**** Supplied information
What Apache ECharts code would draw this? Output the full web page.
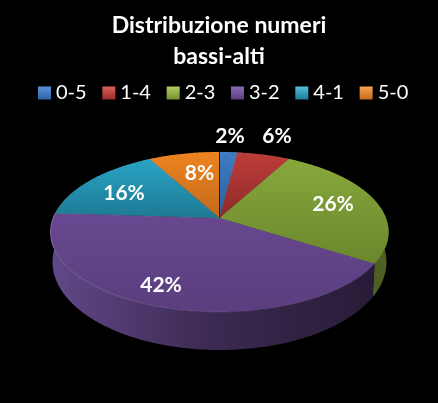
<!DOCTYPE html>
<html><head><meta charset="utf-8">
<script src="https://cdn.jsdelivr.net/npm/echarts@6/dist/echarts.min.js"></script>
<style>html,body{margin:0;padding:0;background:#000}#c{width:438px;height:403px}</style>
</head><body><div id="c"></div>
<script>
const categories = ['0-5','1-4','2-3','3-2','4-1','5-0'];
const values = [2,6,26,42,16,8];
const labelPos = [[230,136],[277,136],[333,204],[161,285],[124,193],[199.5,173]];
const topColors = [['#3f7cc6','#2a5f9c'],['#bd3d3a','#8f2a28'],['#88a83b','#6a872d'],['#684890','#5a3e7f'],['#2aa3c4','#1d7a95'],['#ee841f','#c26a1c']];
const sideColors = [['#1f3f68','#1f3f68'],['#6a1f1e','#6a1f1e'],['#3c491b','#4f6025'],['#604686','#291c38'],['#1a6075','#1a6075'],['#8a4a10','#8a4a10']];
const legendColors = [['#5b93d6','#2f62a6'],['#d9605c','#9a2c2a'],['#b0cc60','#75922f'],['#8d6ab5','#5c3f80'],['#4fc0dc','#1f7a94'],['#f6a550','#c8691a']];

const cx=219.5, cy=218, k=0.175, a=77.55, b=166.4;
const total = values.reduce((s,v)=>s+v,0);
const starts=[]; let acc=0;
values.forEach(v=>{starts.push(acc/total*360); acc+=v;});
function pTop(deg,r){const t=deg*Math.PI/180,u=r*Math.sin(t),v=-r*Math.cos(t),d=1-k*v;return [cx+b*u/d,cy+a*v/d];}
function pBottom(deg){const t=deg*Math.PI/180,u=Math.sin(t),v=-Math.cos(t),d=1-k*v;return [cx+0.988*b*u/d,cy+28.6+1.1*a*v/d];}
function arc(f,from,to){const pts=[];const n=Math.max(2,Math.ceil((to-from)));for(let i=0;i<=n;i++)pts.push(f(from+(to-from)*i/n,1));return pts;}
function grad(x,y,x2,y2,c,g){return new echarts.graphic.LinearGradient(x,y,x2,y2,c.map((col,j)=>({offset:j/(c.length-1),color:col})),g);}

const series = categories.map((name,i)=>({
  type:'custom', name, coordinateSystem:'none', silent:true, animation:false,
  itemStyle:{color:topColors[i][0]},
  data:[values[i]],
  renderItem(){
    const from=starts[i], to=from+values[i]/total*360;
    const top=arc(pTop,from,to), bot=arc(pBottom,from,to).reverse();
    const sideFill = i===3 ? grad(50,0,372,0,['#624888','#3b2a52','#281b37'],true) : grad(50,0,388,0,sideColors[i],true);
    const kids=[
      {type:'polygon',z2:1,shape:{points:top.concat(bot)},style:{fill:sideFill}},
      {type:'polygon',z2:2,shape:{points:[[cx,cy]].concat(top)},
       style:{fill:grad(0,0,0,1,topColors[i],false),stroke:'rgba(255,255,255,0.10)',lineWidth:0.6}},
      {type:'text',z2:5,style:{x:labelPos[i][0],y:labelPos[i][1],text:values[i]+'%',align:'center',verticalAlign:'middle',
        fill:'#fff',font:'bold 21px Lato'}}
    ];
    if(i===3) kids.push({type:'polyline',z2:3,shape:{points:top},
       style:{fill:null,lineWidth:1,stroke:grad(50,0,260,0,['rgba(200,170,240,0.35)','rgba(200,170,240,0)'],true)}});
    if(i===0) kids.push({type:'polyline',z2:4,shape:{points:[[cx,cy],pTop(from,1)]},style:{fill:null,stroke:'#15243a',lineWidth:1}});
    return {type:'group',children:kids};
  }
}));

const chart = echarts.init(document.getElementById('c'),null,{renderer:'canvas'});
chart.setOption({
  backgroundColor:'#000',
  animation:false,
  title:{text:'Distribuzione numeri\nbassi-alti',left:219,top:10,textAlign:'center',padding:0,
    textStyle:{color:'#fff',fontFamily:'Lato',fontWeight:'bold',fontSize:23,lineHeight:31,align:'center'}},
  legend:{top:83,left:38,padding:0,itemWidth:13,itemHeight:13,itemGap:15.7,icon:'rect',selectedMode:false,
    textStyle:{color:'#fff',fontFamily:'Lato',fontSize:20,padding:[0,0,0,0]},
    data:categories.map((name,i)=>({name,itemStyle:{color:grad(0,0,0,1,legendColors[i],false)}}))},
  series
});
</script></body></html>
********
__Work instructions__
All of the data above should be quoted exactly, except for the pictures.

__Solved exercise__
What Apache ECharts code would draw this? Output the full web page.
<!DOCTYPE html>
<html><head><meta charset="utf-8">
<script src="https://cdn.jsdelivr.net/npm/echarts@6/dist/echarts.min.js"></script>
<style>html,body{margin:0;padding:0;background:#000}#c{width:438px;height:403px}</style>
</head><body><div id="c"></div>
<script>
const categories = ['0-5','1-4','2-3','3-2','4-1','5-0'];
const values = [2,6,26,42,16,8];
const labelPos = [[230,136],[277,136],[333,204],[161,285],[124,193],[199.5,173]];
const topColors = [['#3f7cc6','#2a5f9c'],['#bd3d3a','#8f2a28'],['#88a83b','#6a872d'],['#684890','#5a3e7f'],['#2aa3c4','#1d7a95'],['#ee841f','#c26a1c']];
const sideColors = [['#1f3f68','#1f3f68'],['#6a1f1e','#6a1f1e'],['#3c491b','#4f6025'],['#604686','#291c38'],['#1a6075','#1a6075'],['#8a4a10','#8a4a10']];
const legendColors = [['#5b93d6','#2f62a6'],['#d9605c','#9a2c2a'],['#b0cc60','#75922f'],['#8d6ab5','#5c3f80'],['#4fc0dc','#1f7a94'],['#f6a550','#c8691a']];

const cx=219.5, cy=218, k=0.175, a=77.55, b=166.4;
const total = values.reduce((s,v)=>s+v,0);
const starts=[]; let acc=0;
values.forEach(v=>{starts.push(acc/total*360); acc+=v;});
function pTop(deg,r){const t=deg*Math.PI/180,u=r*Math.sin(t),v=-r*Math.cos(t),d=1-k*v;return [cx+b*u/d,cy+a*v/d];}
function pBottom(deg){const t=deg*Math.PI/180,u=Math.sin(t),v=-Math.cos(t),d=1-k*v;return [cx+0.988*b*u/d,cy+28.6+1.1*a*v/d];}
function arc(f,from,to){const pts=[];const n=Math.max(2,Math.ceil((to-from)));for(let i=0;i<=n;i++)pts.push(f(from+(to-from)*i/n,1));return pts;}
function grad(x,y,x2,y2,c,g){return new echarts.graphic.LinearGradient(x,y,x2,y2,c.map((col,j)=>({offset:j/(c.length-1),color:col})),g);}

const series = categories.map((name,i)=>({
  type:'custom', name, coordinateSystem:'none', silent:true, animation:false,
  itemStyle:{color:topColors[i][0]},
  data:[values[i]],
  renderItem(){
    const from=starts[i], to=from+values[i]/total*360;
    const top=arc(pTop,from,to), bot=arc(pBottom,from,to).reverse();
    const sideFill = i===3 ? grad(50,0,372,0,['#624888','#3b2a52','#281b37'],true) : grad(50,0,388,0,sideColors[i],true);
    const kids=[
      {type:'polygon',z2:1,shape:{points:top.concat(bot)},style:{fill:sideFill}},
      {type:'polygon',z2:2,shape:{points:[[cx,cy]].concat(top)},
       style:{fill:grad(0,0,0,1,topColors[i],false),stroke:'rgba(255,255,255,0.10)',lineWidth:0.6}},
      {type:'text',z2:5,style:{x:labelPos[i][0],y:labelPos[i][1],text:values[i]+'%',align:'center',verticalAlign:'middle',
        fill:'#fff',font:'bold 21px Lato'}}
    ];
    if(i===3) kids.push({type:'polyline',z2:3,shape:{points:top},
       style:{fill:null,lineWidth:1,stroke:grad(50,0,260,0,['rgba(200,170,240,0.35)','rgba(200,170,240,0)'],true)}});
    if(i===0) kids.push({type:'polyline',z2:4,shape:{points:[[cx,cy],pTop(from,1)]},style:{fill:null,stroke:'#15243a',lineWidth:1}});
    return {type:'group',children:kids};
  }
}));

const chart = echarts.init(document.getElementById('c'),null,{renderer:'canvas'});
chart.setOption({
  backgroundColor:'#000',
  animation:false,
  title:{text:'Distribuzione numeri\nbassi-alti',left:219,top:10,textAlign:'center',padding:0,
    textStyle:{color:'#fff',fontFamily:'Lato',fontWeight:'bold',fontSize:23,lineHeight:31,align:'center'}},
  legend:{top:83,left:38,padding:0,itemWidth:13,itemHeight:13,itemGap:15.7,icon:'rect',selectedMode:false,
    textStyle:{color:'#fff',fontFamily:'Lato',fontSize:20,padding:[0,0,0,0]},
    data:categories.map((name,i)=>({name,itemStyle:{color:grad(0,0,0,1,legendColors[i],false)}}))},
  series
});
</script></body></html>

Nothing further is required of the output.